最爱吃母亲的清炒洋芋丝了。为啥?一个字“香”,两个字“特香”。首要的是刀功好。洋芋去皮、清洗干净,用刀切成薄片,再改刀拉成细丝。这步很关键,片不薄,就难以拉成丝,再切还是“板凳腿”;太粗了,稍显僵硬,口感发柴,还入不了味道。这个时候,我们呢,就成了忠实的观众,痴痴地欣赏母亲表演,看洋芋从浑圆秒变薄片,看薄片又像织娘一样,再焕发出齐刷刷的白丝。最神奇的是,无论咣咣切片,还是嚓嚓拉丝,指头微屈弯,关节抵刀背,刀进手指退,人刀合一体,菜刀惊心动魄飞舞,洋芋丝整整齐齐列队,母亲就是那技艺超群的武林高手了。
洋芋丝切好了,需要立即过水。放在水里浸泡会儿,避免洋芋片氧化发黑,还能析出部分的淀粉成分,一来炒出后不粘、不糊、不坨,二来口感会更脆、更爽、更好。接下来呢,提前备好姜末、葱段,还得少许的花椒和辣椒,然后热锅倒上菜籽油,待油温达到七、八成时,姜、椒、葱依次炝锅,从水中捞出洋芋丝,迅速倒入热油锅当中,加点五香粉,点上五香醋,随即急火快炒,约摸一、二分钟后,撒细盐、放鸡精,翻炒、关火、盛盘,一碟热腾腾、香喷喷的清炒洋芋丝就大功告成了。

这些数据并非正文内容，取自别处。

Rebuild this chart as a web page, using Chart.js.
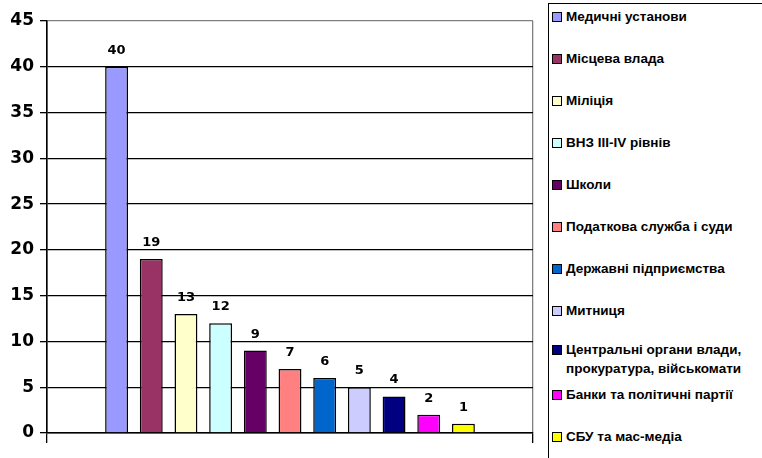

关中人待客实诚,清炒洋芋丝肯定不能成为主角。喝一口小酒,夹两筷子洋芋丝,菜后才是真正的“大咖”。浇汤烙面——世界上最早的方便面,和酸汤面的汤汁差不多,但醋要少,否则会发涩。同时,也讲究鸡汤、排骨汤、或羊肉汤。那时候,农村条件不好,哪有这些尊贵的高汤,就直接用煮过大肉的汤。需要肉汤好,煮肉的时候,我们就可以围在锅头前,乖乖听话静待出锅啃骨头了。因为,正肉是要用来待客的,骨头肉才是我们撒欢的旷野。长大后,我渐渐才明白,陕西人把吃饭叫“咥”,为啥把个字音读的那么重呢?也许,这是由于过去饿得太甚了吧!
现在,国家好了,社会好了,生活条件也更好了。洋芋已进入了粮食的行列,吃饭最怕的是大鱼、大肉和大油,告别了缺吃少穿、营养不良的过往,人们跨进了选择恐惧、营养过剩的今天,就连“油水”“肥差”“大肥肉”等俗语,都早已远离了它们的特定本意。
如今,节序轮回,时光梭织,父亲老了,母亲也老了,我亦慢慢地花发了。碎碎日常,逢年过节,老爸还爱吃肥肉,那是习惯使然;老妈还偶尔“练练武功”,那是无声息的传承;我还喜欢吃清炒洋芋丝,那抹韵味里满是我的童年。
母亲的家常菜,游子的尽头路。母亲的味道,永远都是家的方向。无论是在何时、无论所处何地,我最最最爱吃的,还是母亲做的清炒洋芋丝。